§ **INSTRUCTION**: Copy exactly the lines from the one containing "Reproduce this chart with Apache ECharts." to the one containing "const inlandData = years.map((y, i)", both lines included, and nothing else.

§ **EXERCISE DATA**:
━━━━

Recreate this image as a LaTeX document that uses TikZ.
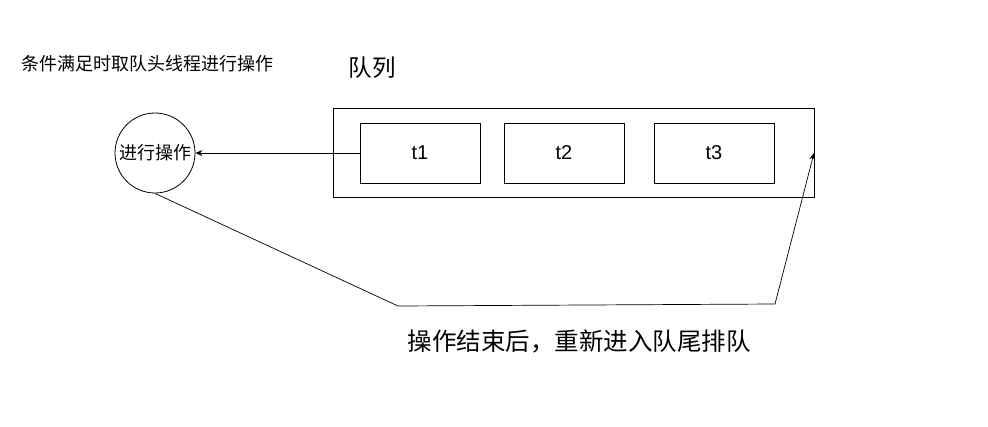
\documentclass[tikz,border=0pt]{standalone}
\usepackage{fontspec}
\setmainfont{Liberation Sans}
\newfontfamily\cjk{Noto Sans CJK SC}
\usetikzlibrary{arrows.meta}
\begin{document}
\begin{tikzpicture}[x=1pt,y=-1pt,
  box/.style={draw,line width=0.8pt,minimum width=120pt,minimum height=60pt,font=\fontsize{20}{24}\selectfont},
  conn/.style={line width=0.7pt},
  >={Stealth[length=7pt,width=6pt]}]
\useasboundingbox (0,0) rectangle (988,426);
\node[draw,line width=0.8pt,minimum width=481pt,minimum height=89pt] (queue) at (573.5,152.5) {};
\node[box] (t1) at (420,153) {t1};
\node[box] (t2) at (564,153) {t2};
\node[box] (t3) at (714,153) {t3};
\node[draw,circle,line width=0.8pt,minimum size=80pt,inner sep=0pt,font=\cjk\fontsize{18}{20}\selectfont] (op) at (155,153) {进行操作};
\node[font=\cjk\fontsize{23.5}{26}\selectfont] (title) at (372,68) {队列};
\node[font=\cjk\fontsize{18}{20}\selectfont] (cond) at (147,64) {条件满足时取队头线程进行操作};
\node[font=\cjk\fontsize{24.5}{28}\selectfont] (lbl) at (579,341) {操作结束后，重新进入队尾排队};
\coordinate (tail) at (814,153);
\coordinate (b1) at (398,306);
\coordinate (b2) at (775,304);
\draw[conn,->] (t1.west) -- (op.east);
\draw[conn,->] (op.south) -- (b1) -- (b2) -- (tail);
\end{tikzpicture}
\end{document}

━━━━

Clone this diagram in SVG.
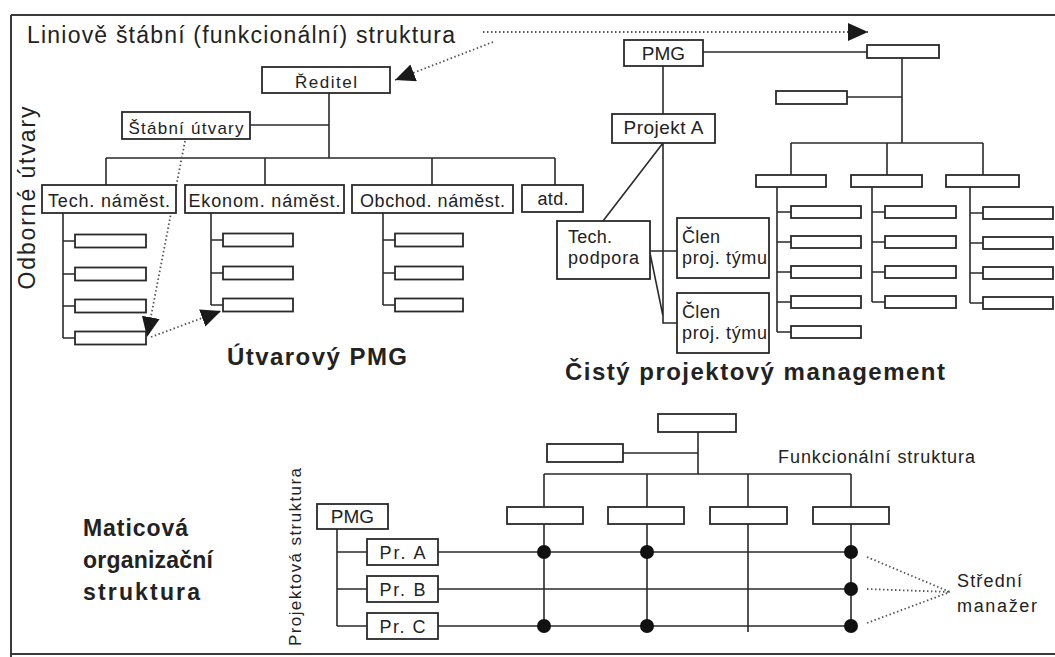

━━━━

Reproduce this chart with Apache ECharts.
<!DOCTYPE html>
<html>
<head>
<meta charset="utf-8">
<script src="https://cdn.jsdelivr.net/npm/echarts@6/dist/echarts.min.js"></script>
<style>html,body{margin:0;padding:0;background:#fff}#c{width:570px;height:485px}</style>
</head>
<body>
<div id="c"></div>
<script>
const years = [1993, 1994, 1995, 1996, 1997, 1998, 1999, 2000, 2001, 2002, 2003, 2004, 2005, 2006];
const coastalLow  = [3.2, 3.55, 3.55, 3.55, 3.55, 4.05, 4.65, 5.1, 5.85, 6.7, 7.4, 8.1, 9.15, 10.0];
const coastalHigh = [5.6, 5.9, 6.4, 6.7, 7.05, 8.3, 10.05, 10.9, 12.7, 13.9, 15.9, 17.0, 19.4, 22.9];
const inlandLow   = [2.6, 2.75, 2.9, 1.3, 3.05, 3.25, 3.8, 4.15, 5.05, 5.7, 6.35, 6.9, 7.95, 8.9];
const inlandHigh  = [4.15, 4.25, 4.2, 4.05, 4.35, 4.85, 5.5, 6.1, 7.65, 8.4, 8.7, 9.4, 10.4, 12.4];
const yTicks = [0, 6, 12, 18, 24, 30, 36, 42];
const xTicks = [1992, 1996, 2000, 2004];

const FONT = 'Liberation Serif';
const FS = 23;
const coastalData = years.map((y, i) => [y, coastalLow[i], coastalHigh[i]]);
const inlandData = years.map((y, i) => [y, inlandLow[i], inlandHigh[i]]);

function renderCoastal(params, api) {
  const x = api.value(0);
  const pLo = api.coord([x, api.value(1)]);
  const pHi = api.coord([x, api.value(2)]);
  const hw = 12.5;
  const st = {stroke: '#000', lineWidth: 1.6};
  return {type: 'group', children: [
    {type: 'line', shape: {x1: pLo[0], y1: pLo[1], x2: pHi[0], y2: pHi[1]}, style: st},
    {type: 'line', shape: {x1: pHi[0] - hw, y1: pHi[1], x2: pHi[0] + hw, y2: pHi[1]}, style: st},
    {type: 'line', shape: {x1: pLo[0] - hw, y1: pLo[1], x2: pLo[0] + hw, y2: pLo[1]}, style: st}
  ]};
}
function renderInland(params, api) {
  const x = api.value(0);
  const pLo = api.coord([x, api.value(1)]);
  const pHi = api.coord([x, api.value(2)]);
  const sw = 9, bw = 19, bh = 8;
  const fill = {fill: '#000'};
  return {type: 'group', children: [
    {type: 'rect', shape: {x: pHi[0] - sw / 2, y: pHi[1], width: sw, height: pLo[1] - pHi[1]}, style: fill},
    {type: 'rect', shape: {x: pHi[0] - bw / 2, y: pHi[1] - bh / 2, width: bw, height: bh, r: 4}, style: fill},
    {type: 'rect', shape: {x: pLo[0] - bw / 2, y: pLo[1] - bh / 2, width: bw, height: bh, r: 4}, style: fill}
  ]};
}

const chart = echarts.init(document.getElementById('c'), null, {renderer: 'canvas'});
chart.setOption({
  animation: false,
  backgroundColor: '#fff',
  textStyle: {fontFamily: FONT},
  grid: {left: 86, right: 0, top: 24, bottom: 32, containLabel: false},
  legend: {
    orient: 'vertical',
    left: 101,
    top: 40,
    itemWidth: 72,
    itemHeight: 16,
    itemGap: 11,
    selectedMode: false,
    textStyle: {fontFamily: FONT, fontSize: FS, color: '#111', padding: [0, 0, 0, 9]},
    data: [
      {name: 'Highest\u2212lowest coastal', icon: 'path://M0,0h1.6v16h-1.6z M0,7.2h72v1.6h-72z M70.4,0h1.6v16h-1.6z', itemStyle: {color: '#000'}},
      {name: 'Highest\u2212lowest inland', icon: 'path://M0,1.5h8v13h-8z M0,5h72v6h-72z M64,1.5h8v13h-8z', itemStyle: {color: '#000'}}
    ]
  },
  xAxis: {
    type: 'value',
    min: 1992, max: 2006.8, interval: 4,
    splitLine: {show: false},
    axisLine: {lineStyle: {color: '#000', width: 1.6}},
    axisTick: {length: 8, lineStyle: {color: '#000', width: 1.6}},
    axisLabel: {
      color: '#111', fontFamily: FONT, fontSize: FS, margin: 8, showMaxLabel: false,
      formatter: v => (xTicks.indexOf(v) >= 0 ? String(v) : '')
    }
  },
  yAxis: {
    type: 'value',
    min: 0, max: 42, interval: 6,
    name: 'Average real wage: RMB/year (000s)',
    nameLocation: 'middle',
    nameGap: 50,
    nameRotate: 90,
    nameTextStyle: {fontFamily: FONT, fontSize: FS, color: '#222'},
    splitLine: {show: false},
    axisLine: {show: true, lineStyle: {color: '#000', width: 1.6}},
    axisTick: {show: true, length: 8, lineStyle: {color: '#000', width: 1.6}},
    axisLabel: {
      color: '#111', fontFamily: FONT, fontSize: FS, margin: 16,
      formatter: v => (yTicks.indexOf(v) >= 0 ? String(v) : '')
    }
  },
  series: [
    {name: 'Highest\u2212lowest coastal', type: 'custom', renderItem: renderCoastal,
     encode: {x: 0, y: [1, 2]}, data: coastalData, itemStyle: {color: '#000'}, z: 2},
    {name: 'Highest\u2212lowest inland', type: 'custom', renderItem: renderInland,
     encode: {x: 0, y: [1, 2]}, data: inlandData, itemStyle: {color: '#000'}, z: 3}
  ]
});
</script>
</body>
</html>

━━━━

§ **ANSWER**:
Reproduce this chart with Apache ECharts.
<!DOCTYPE html>
<html>
<head>
<meta charset="utf-8">
<script src="https://cdn.jsdelivr.net/npm/echarts@6/dist/echarts.min.js"></script>
<style>html,body{margin:0;padding:0;background:#fff}#c{width:570px;height:485px}</style>
</head>
<body>
<div id="c"></div>
<script>
const years = [1993, 1994, 1995, 1996, 1997, 1998, 1999, 2000, 2001, 2002, 2003, 2004, 2005, 2006];
const coastalLow  = [3.2, 3.55, 3.55, 3.55, 3.55, 4.05, 4.65, 5.1, 5.85, 6.7, 7.4, 8.1, 9.15, 10.0];
const coastalHigh = [5.6, 5.9, 6.4, 6.7, 7.05, 8.3, 10.05, 10.9, 12.7, 13.9, 15.9, 17.0, 19.4, 22.9];
const inlandLow   = [2.6, 2.75, 2.9, 1.3, 3.05, 3.25, 3.8, 4.15, 5.05, 5.7, 6.35, 6.9, 7.95, 8.9];
const inlandHigh  = [4.15, 4.25, 4.2, 4.05, 4.35, 4.85, 5.5, 6.1, 7.65, 8.4, 8.7, 9.4, 10.4, 12.4];
const yTicks = [0, 6, 12, 18, 24, 30, 36, 42];
const xTicks = [1992, 1996, 2000, 2004];

const FONT = 'Liberation Serif';
const FS = 23;
const coastalData = years.map((y, i) => [y, coastalLow[i], coastalHigh[i]]);
const inlandData = years.map((y, i) => [y, inlandLow[i], inlandHigh[i]]);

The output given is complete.